How can I select one row of data per hour, from a table of time stamps?

Excuse me if this is confusing, as I am not very familiar with postgresql. I have a postgres database with a table full of "sites". Each site reports about once an hour, and when it reports, it makes an entry in this table, like so:
site | tstamp
-----+--------------------
6000 | 2013-05-09 11:53:04
6444 | 2013-05-09 12:58:00
6444 | 2013-05-09 13:01:08
6000 | 2013-05-09 13:01:32
6000 | 2013-05-09 14:05:06
6444 | 2013-05-09 14:06:25
6444 | 2013-05-09 14:59:58
6000 | 2013-05-09 19:00:07
As you can see, the time stamps are almost never on-the-nose, and sometimes there will be 2 or more within only a few minutes/seconds of each other. Furthermore, some sites won't report for hours at a time (on occasion). I want to only select one entry per site, per hour (as close to each hour as I can get). How can I go about doing this in an efficient way? I also will need to extend this to other time frames (like one entry per site per day -- as close to midnight as possible).
Thank you for any and all suggestions.
You could use DISTINCT ON:
select distinct on (date_trunc('hour', tstamp)) site, tstamp
from t
order by date_trunc('hour', tstamp), tstamp
Be careful with the ORDER BY if you care about which entry you get.
Alternatively, you could use the row_number window function to mark the rows of interest and then peel off the first result in each group from a derived table:
select site, tstamp
from (
select site, tstamp,
row_number() over (partition by date_trunc('hour', tstamp) order by tstamp) as r
from t
) as dt
where r = 1
Again, you'd adjust the ORDER BY to select the specific row of interest for each date.
You are looking for the closest value per hour. Some are before the hour and some are after. That makes this a hardish problem.
First, we need to identify the range of values that work for a particular hour. For this, I'll consider anything from 15 minutes before the hour to 45 minutes after as being for that hour. So, the period of consideration for 2:00 goes from 1:45 to 2:45 (arbitrary, but seems reasonable for your data). We can do this by shifting the time stamps by 15 minutes.

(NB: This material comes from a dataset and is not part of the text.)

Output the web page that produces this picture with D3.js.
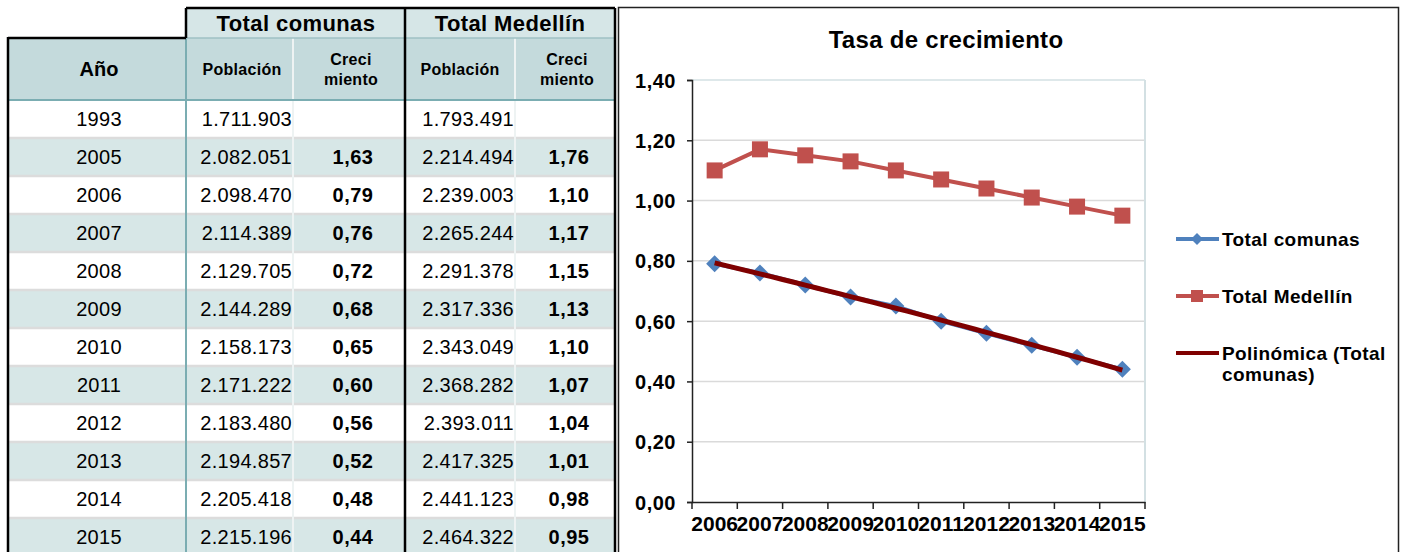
<!DOCTYPE html>
<meta charset="utf-8">
<script src="https://cdn.jsdelivr.net/npm/d3@7"></script>
<style>
body { margin: 0; background: #fff; }
text { font-family: "Liberation Sans", Arial, sans-serif; fill: #000; }
</style>
<body>
<script>

// table data
var tableYears = ["1993", "2005", "2006", "2007", "2008", "2009", "2010", "2011", "2012", "2013", "2014", "2015"];
var popComunas = [1711903, 2082051, 2098470, 2114389, 2129705, 2144289, 2158173, 2171222, 2183480, 2194857, 2205418, 2215196];
var growComunas = [null, 1.63, 0.79, 0.76, 0.72, 0.68, 0.65, 0.60, 0.56, 0.52, 0.48, 0.44];
var popMedellin = [1793491, 2214494, 2239003, 2265244, 2291378, 2317336, 2343049, 2368282, 2393011, 2417325, 2441123, 2464322];
var growMedellin = [null, 1.76, 1.10, 1.17, 1.15, 1.13, 1.10, 1.07, 1.04, 1.01, 0.98, 0.95];

// chart data
var chartYears = ["2006", "2007", "2008", "2009", "2010", "2011", "2012", "2013", "2014", "2015"];
var serieComunas = [0.79, 0.76, 0.72, 0.68, 0.65, 0.60, 0.56, 0.52, 0.48, 0.44];
var serieMedellin = [1.10, 1.17, 1.15, 1.13, 1.10, 1.07, 1.04, 1.01, 0.98, 0.95];
var yTicks = [0, 0.2, 0.4, 0.6, 0.8, 1.0, 1.2, 1.4];
var legendNames = ["Total comunas", "Total Medellín", "Polinómica (Total", "comunas)"];

var width = 1409, height = 552;

var es = d3.formatLocale({decimal: ",", thousands: ".", grouping: [3], currency: ["", ""]});
var fmtPop = es.format(",d"),
    fmtRate = es.format(".2f");

var svg = d3.select("body").append("svg")
    .attr("width", width)
    .attr("height", height);

// ---------- table ----------
var tbl = svg.append("g");
var rowY = d3.scaleBand().domain(tableYears).range([100, 100 + 38 * tableYears.length]);

// header backgrounds
tbl.append("rect").attr("x", 186).attr("y", 8).attr("width", 429).attr("height", 30).attr("fill", "#d6e6e7");
tbl.append("rect").attr("x", 8).attr("y", 38).attr("width", 607).attr("height", 62).attr("fill", "#c4dadc");

// body rows
tbl.selectAll(".row").data(tableYears).enter().append("rect")
    .attr("x", 8)
    .attr("y", function(d) { return rowY(d); })
    .attr("width", 607)
    .attr("height", rowY.bandwidth())
    .attr("fill", function(d, i) { return i % 2 ? "#d7e7e7" : "#fff"; });

tbl.selectAll(".sep").data(tableYears.slice(1)).enter().append("line")
    .attr("x1", 8).attr("x2", 615)
    .attr("y1", function(d) { return rowY(d); })
    .attr("y2", function(d) { return rowY(d); })
    .attr("stroke", "#dcdcdc").attr("stroke-width", 2.5);

// faint inner lines
[293, 515].forEach(function(x) {
  tbl.append("line").attr("x1", x).attr("x2", x).attr("y1", 38).attr("y2", height)
      .attr("stroke", "#eef3f3").attr("stroke-width", 2);
});

// teal lines
tbl.append("line").attr("x1", 186).attr("x2", 186).attr("y1", 38).attr("y2", height)
    .attr("stroke", "#7badb2").attr("stroke-width", 2);
tbl.append("line").attr("x1", 8).attr("x2", 615).attr("y1", 100).attr("y2", 100)
    .attr("stroke", "#7badb2").attr("stroke-width", 2);
tbl.append("line").attr("x1", 186).attr("x2", 615).attr("y1", 38).attr("y2", 38)
    .attr("stroke", "#9fc0c4").attr("stroke-width", 1.5);

// black borders
var blk = [[186, 8, 615, 8], [8, 38, 186, 38], [8, 37, 8, height], [186, 8, 186, 38],
           [405, 8, 405, height], [615, 8, 615, height]];
blk.forEach(function(l) {
  tbl.append("line").attr("x1", l[0]).attr("y1", l[1]).attr("x2", l[2]).attr("y2", l[3])
      .attr("stroke", "#000").attr("stroke-width", 2.5);
});

// header texts
tbl.append("text").attr("x", 296).attr("y", 31).attr("text-anchor", "middle")
    .style("font-size", "22px").style("font-weight", "bold").style("letter-spacing", "0.4px").text("Total comunas");
tbl.append("text").attr("x", 510).attr("y", 31).attr("text-anchor", "middle")
    .style("font-size", "22px").style("font-weight", "bold").style("letter-spacing", "0.4px").text("Total Medellín");
tbl.append("text").attr("x", 99).attr("y", 76).attr("text-anchor", "middle")
    .style("font-size", "20px").style("font-weight", "bold").text("Año");
[[242, "Población"], [460, "Población"]].forEach(function(h) {
  tbl.append("text").attr("x", h[0]).attr("y", 75).attr("text-anchor", "middle")
      .style("font-size", "16px").style("font-weight", "bold").style("letter-spacing", "0.3px").text(h[1]);
});
[351, 567].forEach(function(x) {
  tbl.append("text").attr("x", x).attr("y", 65).attr("text-anchor", "middle")
      .style("font-size", "16px").style("font-weight", "bold").style("letter-spacing", "0.3px").text("Creci");
  tbl.append("text").attr("x", x).attr("y", 85).attr("text-anchor", "middle")
      .style("font-size", "16px").style("font-weight", "bold").style("letter-spacing", "0.3px").text("miento");
});

// body texts
function col(values, x, anchor, bold, fmt) {
  tbl.append("g").selectAll("text").data(values).enter().append("text")
      .attr("x", x)
      .attr("y", function(d, i) { return rowY(tableYears[i]) + rowY.bandwidth() / 2 + 7; })
      .attr("text-anchor", anchor)
      .style("font-size", "20px")
      .style("font-weight", bold ? "bold" : "normal")
      .style("letter-spacing", bold ? "0.5px" : "0.3px")
      .text(function(d) { return d == null ? "" : fmt(d); });
}
col(tableYears, 99, "middle", false, String);
col(popComunas, 292, "end", false, fmtPop);
col(growComunas, 353, "middle", true, fmtRate);
col(popMedellin, 514, "end", false, fmtPop);
col(growMedellin, 569, "middle", true, fmtRate);

// ---------- chart ----------
svg.append("rect")
    .attr("x", 618.5).attr("y", 7.5).attr("width", 780).attr("height", 560)
    .attr("fill", "#fff").attr("stroke", "#222").attr("stroke-width", 1.5);

svg.append("text").attr("x", 946).attr("y", 48).attr("text-anchor", "middle")
    .style("font-size", "24px").style("font-weight", "bold").style("letter-spacing", "0.3px")
    .text("Tasa de crecimiento");

var x = d3.scaleBand().domain(chartYears).range([692, 1145]);
var y = d3.scaleLinear().domain([0, 1.4]).range([502, 80]);

// grid
svg.append("g").selectAll("line").data(yTicks.slice(1)).enter().append("line")
    .attr("x1", 692).attr("x2", 1145)
    .attr("y1", function(d) { return y(d); })
    .attr("y2", function(d) { return y(d); })
    .attr("stroke", function(d) { return d === 1.4 ? "#d3e0e3" : "#dadada"; })
    .attr("stroke-width", 1.5);
svg.append("line").attr("x1", 1145).attr("x2", 1145).attr("y1", 80).attr("y2", 502)
    .attr("stroke", "#d3e0e3").attr("stroke-width", 2);

// y axis
var yAxis = svg.append("g")
    .attr("transform", "translate(692,0)")
    .call(d3.axisLeft(y).tickValues(yTicks).tickFormat(fmtRate).tickSize(5).tickPadding(11));
yAxis.select(".domain").attr("stroke", "#222").attr("stroke-width", 1.5);
yAxis.selectAll(".tick line").attr("stroke", "#222").attr("stroke-width", 1.5);
yAxis.selectAll(".tick text")
    .style("font-size", "20px").style("font-weight", "bold").style("letter-spacing", "0.5px")
    .style("font-family", "'Liberation Sans', Arial, sans-serif").attr("dy", "0.35em");

// x axis
var xAxis = svg.append("g")
    .attr("transform", "translate(0,502)")
    .call(d3.axisBottom(x).tickSize(0).tickPadding(13));
xAxis.select(".domain").attr("stroke", "#222").attr("stroke-width", 1.5);
xAxis.selectAll(".tick text")
    .style("font-size", "21px").style("font-weight", "bold")
    .style("font-family", "'Liberation Sans', Arial, sans-serif").attr("dy", "0.75em");
xAxis.append("g").selectAll("line").data(chartYears.concat(["end"])).enter().append("line")
    .attr("x1", function(d) { return d === "end" ? 1145 : x(d); })
    .attr("x2", function(d) { return d === "end" ? 1145 : x(d); })
    .attr("y1", 0).attr("y2", 7)
    .attr("stroke", "#222").attr("stroke-width", 1.5);

function cx(d, i) { return x(chartYears[i]) + x.bandwidth() / 2; }

var line = d3.line()
    .x(function(d, i) { return cx(d, i); })
    .y(function(d) { return y(d); });

// quadratic trend fitted to Total comunas (least squares)
function polyFit(vals) {
  var S = [0, 0, 0, 0, 0], T = [0, 0, 0];
  vals.forEach(function(v, i) {
    var t = i + 1;
    for (var k = 0; k < 5; k++) S[k] += Math.pow(t, k);
    for (var k = 0; k < 3; k++) T[k] += v * Math.pow(t, k);
  });
  var A = [[S[0], S[1], S[2], T[0]], [S[1], S[2], S[3], T[1]], [S[2], S[3], S[4], T[2]]];
  for (var c = 0; c < 3; c++) {
    for (var r = c + 1; r < 3; r++) {
      var f = A[r][c] / A[c][c];
      for (var k = c; k < 4; k++) A[r][k] -= f * A[c][k];
    }
  }
  var b = [0, 0, 0];
  for (var r = 2; r >= 0; r--) {
    var s = A[r][3];
    for (var k = r + 1; k < 3; k++) s -= A[r][k] * b[k];
    b[r] = s / A[r][r];
  }
  return function(t) { return b[0] + b[1] * t + b[2] * t * t; };
}
var fit = polyFit(serieComunas);
var trend = d3.range(0, 9.01, 0.25).map(function(t) { return {t: t, v: fit(t + 1)}; });
var xt = d3.scaleLinear().domain([0, 9]).range([cx(0, 0), cx(0, 9)]);

var diamond = function(s) { return "M0," + (-s) + "L" + s + ",0L0," + s + "L" + (-s) + ",0Z"; };

// Total comunas
svg.append("path").datum(serieComunas).attr("d", line)
    .attr("fill", "none").attr("stroke", "#4f81bd").attr("stroke-width", 4);
svg.append("g").selectAll("path").data(serieComunas).enter().append("path")
    .attr("transform", function(d, i) { return "translate(" + cx(d, i) + "," + y(d) + ")"; })
    .attr("d", diamond(8.5))
    .attr("fill", "#4f81bd");

// Total Medellin
svg.append("path").datum(serieMedellin).attr("d", line)
    .attr("fill", "none").attr("stroke", "#c0504d").attr("stroke-width", 4);
svg.append("g").selectAll("rect").data(serieMedellin).enter().append("rect")
    .attr("x", function(d, i) { return cx(d, i) - 8; })
    .attr("y", function(d) { return y(d) - 8; })
    .attr("width", 16).attr("height", 16)
    .attr("fill", "#c0504d");

// trend line
svg.append("path").datum(trend)
    .attr("d", d3.line().x(function(d) { return xt(d.t); }).y(function(d) { return y(d.v); }))
    .attr("fill", "none").attr("stroke", "#7f0000").attr("stroke-width", 5);

// legend
var lg = svg.append("g");
var ly = [239, 296, 353];
lg.append("line").attr("x1", 1176).attr("x2", 1219).attr("y1", ly[0]).attr("y2", ly[0])
    .attr("stroke", "#4f81bd").attr("stroke-width", 4);
lg.append("path").attr("transform", "translate(1197," + ly[0] + ")").attr("d", diamond(6)).attr("fill", "#4f81bd");
lg.append("line").attr("x1", 1176).attr("x2", 1219).attr("y1", ly[1]).attr("y2", ly[1])
    .attr("stroke", "#c0504d").attr("stroke-width", 4);
lg.append("rect").attr("x", 1191).attr("y", ly[1] - 6).attr("width", 12).attr("height", 12).attr("fill", "#c0504d");
lg.append("line").attr("x1", 1176).attr("x2", 1219).attr("y1", ly[2]).attr("y2", ly[2])
    .attr("stroke", "#7f0000").attr("stroke-width", 4);

lg.selectAll("text").data(legendNames).enter().append("text")
    .attr("x", 1222)
    .attr("y", function(d, i) { return (i < 3 ? ly[i] : ly[2] + 21) + 7; })
    .style("font-size", "19px").style("font-weight", "bold").style("letter-spacing", "0.4px")
    .text(function(d) { return d; });

</script>
</body>
</html>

Second, we need to get the closest value to the hour. So, we prefer 1:57 to 2:05. We can do this by considering the first value in (57, 60 - 57, 5, 60 - 5).
We can put these rules into a SQL statement, using row_number():
select site, tstamp, usedTimestamp
from (select site, tstamp,
date_trunc('hour', tstamp + 'time 00:15') as usedTimestamp
row_number() over (partition by site, to_char(tstamp + time '00:15', 'YYYY-MM-DD-HH24'),
order by least(extract(minute from tstamp), 60 - extract(minute from tstamp))
) as seqnum
from t
) as dt
where seqnum = 1;
For the extensibility aspect of your question.
I also will need to extend this to other time frames (like one entry per site per day
From the distinct set of site ids, and using a (recursive) CTE, I would build a set comprised of one entry per site per hour (or other specified interval), within a specified StartDateTime, EndDateTime range.
SITE..THE DATE-TIME-HOUR
6000 12.1.2013 00:00:00
6000 12.1.2013 01:00:00
.
.
.
6000 12.1.2013 24:00:00
7000 12.1.2013 00:00:00
7000 12.1.2013 01:00:00
.
.
.
7000 12.1.2013 24:00:00
Then I would left join that CTE against your SITES log on site id and on the min absolute difference between the CTE point-in-time and the LOG's point-in-time.
That way you are assured of a row for each site per interval.
P.S. For a site that has not phoned home for a long time, its most recent phone-in timestamp will be repeated multiple times as the closest one available.